Susanne Wengle
Research project
Setting the Table examines and compares the co-evolution of industrial food systems in the US and post-Soviet Russia, two countries that have embraced the goal of turning farms into factories for much of the 20th century. A few facts about US food systems are well known: we generally think of the US economy as the paragon of a liberal market that supply consumers with myriads of affordable choices, though we also know that farm subsidies cheapen corn and soy, and that sugar, salt and fat are over-supplied. Our impression of Soviet and post-Soviet economies, conversely, tends to be informed by the harsh realities that these economic systems produce: shortages and scarcity in the Soviet era, rural poverty and rising inequality in post-Soviet times. While these are all important characterizations, there was also sweetness, abundance and care in Soviet and post-Soviet economies, and each of these were fundamental, not accidental, features of these economies. Against the background of pervasive shortages, ice-cream, for example, was readily available, delicious and cheap, because it was a political priority for Soviet leaders, who saw this as a way to fulfill the promise of socialism. Conversely, there are scarcities and disparities in the US system requiring attention, not as market failures, but as key characteristics of how advanced capitalist markets function. Against the background of abundant calories, brimming plates and stores, actually nutritious and affordable staples are hard to come by in many low-income neighborhoods.
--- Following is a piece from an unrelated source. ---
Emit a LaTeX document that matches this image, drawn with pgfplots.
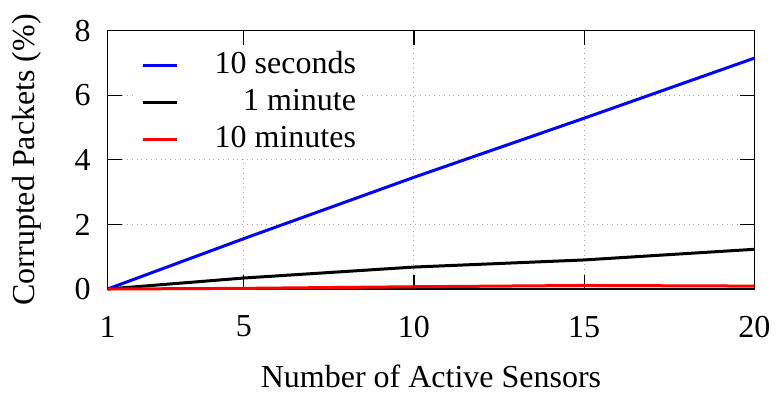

What was abundant and what was bitterly scarce, what form delicious sweetness takes, and whose care makes it available to whom, are key questions that my comparative research project addresses. The core aim of Setting the Table is a re-assessment of successes and failures in industrial agrifood system, and an examination of how society responded to these failures with alternatives. The seemingly every-day qualities of food and the agricultural sector’s declining important as a source of income and employment have meant they have not received much attention in political economy debates. This is a lost opportunity, because who eats what, and how our tables are set are important questions as every citizen and economic actors is also an human being, reliant on food. The map of our food systems that this project reveals provides an original, unfamiliar and surprising lens to understand the distribution of privilege in contemporary markets. In other words, the pay-off from my comparative account is a novel understanding of the unequal distribution of wealth and scarcity in these two large and globally significant economies. The distribution of valuable/fertile soil versus heavily polluted strips of land, of nutritious meals versus low-quality/cheap food stand in for broader picture of distribution of privilege and pain.
Biography
Susanne Wengle is Assistant Professor in Comparative Politics in the Department of Political Science at the University of Notre Dame. She holds a PhD in Political Science from the University of California Berkeley. She is also Concurrent Faculty at the Notre Dame Keough School for Global Affairs, & Faculty Fellow at the Notre Dame Kellogg Institute for International Affairs, and at the Notre Dame Nanovic Institute for European Studies.
Susanne Wengle main research interests concern the politics of markets regulations; her past research examines how particular regulations function and how they evolve, hence what “politics” make them possible, but also how their effects change the political conditions in which they were formulated.
Selected publications
'Symbolic State-building in Contemporary Russia', with C. Evans, Post-Soviet Affairs, vol. 34, no. 6, 2018, pp. 384-411.
'Understanding the new land rush; how capital inflows transformed Russia’s rural economy', Governance, vol. 31, no. 2, 2018, pp. 259-277.
'When experimentalist governance meets science-based regulations; the case of food safety regulations', Regulation & Governance, vol. 10, no. 3, 2016, pp. 262-283.
Post-Soviet Power: State-led Development and Russia’s Marketization, Cambridge University Press, Cambridge, 2015.
'Engineers versus Managers; Experts, Market-making and State-building in Putin’s Russia', Economy and Society, vol. 41, no. 3, 2012, pp. 435-467.